BEGIN DATA EXTRACT

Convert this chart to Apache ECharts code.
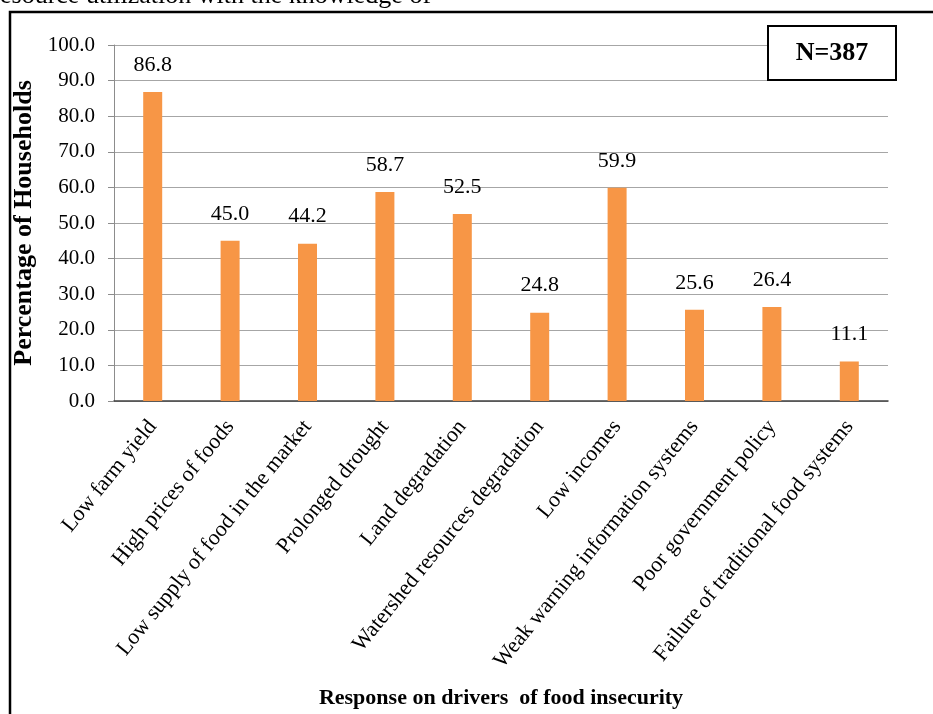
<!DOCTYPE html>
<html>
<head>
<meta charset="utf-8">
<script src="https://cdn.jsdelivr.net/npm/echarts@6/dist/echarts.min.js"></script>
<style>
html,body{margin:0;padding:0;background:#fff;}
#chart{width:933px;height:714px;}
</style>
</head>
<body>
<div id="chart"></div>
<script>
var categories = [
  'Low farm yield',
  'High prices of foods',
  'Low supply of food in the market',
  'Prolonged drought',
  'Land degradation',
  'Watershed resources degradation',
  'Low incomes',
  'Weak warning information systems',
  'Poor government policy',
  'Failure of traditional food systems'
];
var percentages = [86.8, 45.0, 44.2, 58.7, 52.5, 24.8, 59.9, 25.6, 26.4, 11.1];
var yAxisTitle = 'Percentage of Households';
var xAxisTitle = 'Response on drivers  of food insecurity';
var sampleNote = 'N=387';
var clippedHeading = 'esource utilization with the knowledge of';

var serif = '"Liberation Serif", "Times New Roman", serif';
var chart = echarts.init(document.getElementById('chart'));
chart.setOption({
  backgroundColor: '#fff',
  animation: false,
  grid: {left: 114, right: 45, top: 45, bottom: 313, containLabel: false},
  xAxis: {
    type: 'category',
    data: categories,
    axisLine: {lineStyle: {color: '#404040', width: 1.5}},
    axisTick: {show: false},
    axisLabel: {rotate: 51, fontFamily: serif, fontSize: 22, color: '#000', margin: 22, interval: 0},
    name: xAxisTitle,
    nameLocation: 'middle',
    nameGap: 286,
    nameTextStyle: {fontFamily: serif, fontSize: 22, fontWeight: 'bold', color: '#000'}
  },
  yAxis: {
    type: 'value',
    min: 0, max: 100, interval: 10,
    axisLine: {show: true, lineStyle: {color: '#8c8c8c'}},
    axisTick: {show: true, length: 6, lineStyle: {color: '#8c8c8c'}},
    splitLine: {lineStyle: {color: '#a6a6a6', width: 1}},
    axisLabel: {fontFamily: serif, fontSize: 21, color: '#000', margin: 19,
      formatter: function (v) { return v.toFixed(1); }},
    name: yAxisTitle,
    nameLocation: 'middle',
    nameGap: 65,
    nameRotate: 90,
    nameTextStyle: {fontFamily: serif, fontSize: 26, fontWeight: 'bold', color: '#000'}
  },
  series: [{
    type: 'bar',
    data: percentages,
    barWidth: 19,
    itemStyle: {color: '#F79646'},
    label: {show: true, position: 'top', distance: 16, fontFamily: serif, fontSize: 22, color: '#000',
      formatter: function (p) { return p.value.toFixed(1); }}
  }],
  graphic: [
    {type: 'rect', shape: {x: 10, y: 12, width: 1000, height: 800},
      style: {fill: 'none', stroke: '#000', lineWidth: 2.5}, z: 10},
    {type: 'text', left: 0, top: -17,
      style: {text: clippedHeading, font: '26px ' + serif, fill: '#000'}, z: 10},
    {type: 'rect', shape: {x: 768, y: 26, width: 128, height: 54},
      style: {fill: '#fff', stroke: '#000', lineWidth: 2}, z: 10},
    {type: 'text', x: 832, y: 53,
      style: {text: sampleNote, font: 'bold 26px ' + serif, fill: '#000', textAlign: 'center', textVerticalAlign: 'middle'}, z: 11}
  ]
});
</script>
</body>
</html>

END DATA EXTRACT

## YOUR INSTRUCTIONS
Output the data exactly. Pictures don't belong in the result.

## EXERCISE SOLUTION
Convert this chart to Apache ECharts code.
<!DOCTYPE html>
<html>
<head>
<meta charset="utf-8">
<script src="https://cdn.jsdelivr.net/npm/echarts@6/dist/echarts.min.js"></script>
<style>
html,body{margin:0;padding:0;background:#fff;}
#chart{width:933px;height:714px;}
</style>
</head>
<body>
<div id="chart"></div>
<script>
var categories = [
  'Low farm yield',
  'High prices of foods',
  'Low supply of food in the market',
  'Prolonged drought',
  'Land degradation',
  'Watershed resources degradation',
  'Low incomes',
  'Weak warning information systems',
  'Poor government policy',
  'Failure of traditional food systems'
];
var percentages = [86.8, 45.0, 44.2, 58.7, 52.5, 24.8, 59.9, 25.6, 26.4, 11.1];
var yAxisTitle = 'Percentage of Households';
var xAxisTitle = 'Response on drivers  of food insecurity';
var sampleNote = 'N=387';
var clippedHeading = 'esource utilization with the knowledge of';

var serif = '"Liberation Serif", "Times New Roman", serif';
var chart = echarts.init(document.getElementById('chart'));
chart.setOption({
  backgroundColor: '#fff',
  animation: false,
  grid: {left: 114, right: 45, top: 45, bottom: 313, containLabel: false},
  xAxis: {
    type: 'category',
    data: categories,
    axisLine: {lineStyle: {color: '#404040', width: 1.5}},
    axisTick: {show: false},
    axisLabel: {rotate: 51, fontFamily: serif, fontSize: 22, color: '#000', margin: 22, interval: 0},
    name: xAxisTitle,
    nameLocation: 'middle',
    nameGap: 286,
    nameTextStyle: {fontFamily: serif, fontSize: 22, fontWeight: 'bold', color: '#000'}
  },
  yAxis: {
    type: 'value',
    min: 0, max: 100, interval: 10,
    axisLine: {show: true, lineStyle: {color: '#8c8c8c'}},
    axisTick: {show: true, length: 6, lineStyle: {color: '#8c8c8c'}},
    splitLine: {lineStyle: {color: '#a6a6a6', width: 1}},
    axisLabel: {fontFamily: serif, fontSize: 21, color: '#000', margin: 19,
      formatter: function (v) { return v.toFixed(1); }},
    name: yAxisTitle,
    nameLocation: 'middle',
    nameGap: 65,
    nameRotate: 90,
    nameTextStyle: {fontFamily: serif, fontSize: 26, fontWeight: 'bold', color: '#000'}
  },
  series: [{
    type: 'bar',
    data: percentages,
    barWidth: 19,
    itemStyle: {color: '#F79646'},
    label: {show: true, position: 'top', distance: 16, fontFamily: serif, fontSize: 22, color: '#000',
      formatter: function (p) { return p.value.toFixed(1); }}
  }],
  graphic: [
    {type: 'rect', shape: {x: 10, y: 12, width: 1000, height: 800},
      style: {fill: 'none', stroke: '#000', lineWidth: 2.5}, z: 10},
    {type: 'text', left: 0, top: -17,
      style: {text: clippedHeading, font: '26px ' + serif, fill: '#000'}, z: 10},
    {type: 'rect', shape: {x: 768, y: 26, width: 128, height: 54},
      style: {fill: '#fff', stroke: '#000', lineWidth: 2}, z: 10},
    {type: 'text', x: 832, y: 53,
      style: {text: sampleNote, font: 'bold 26px ' + serif, fill: '#000', textAlign: 'center', textVerticalAlign: 'middle'}, z: 11}
  ]
});
</script>
</body>
</html>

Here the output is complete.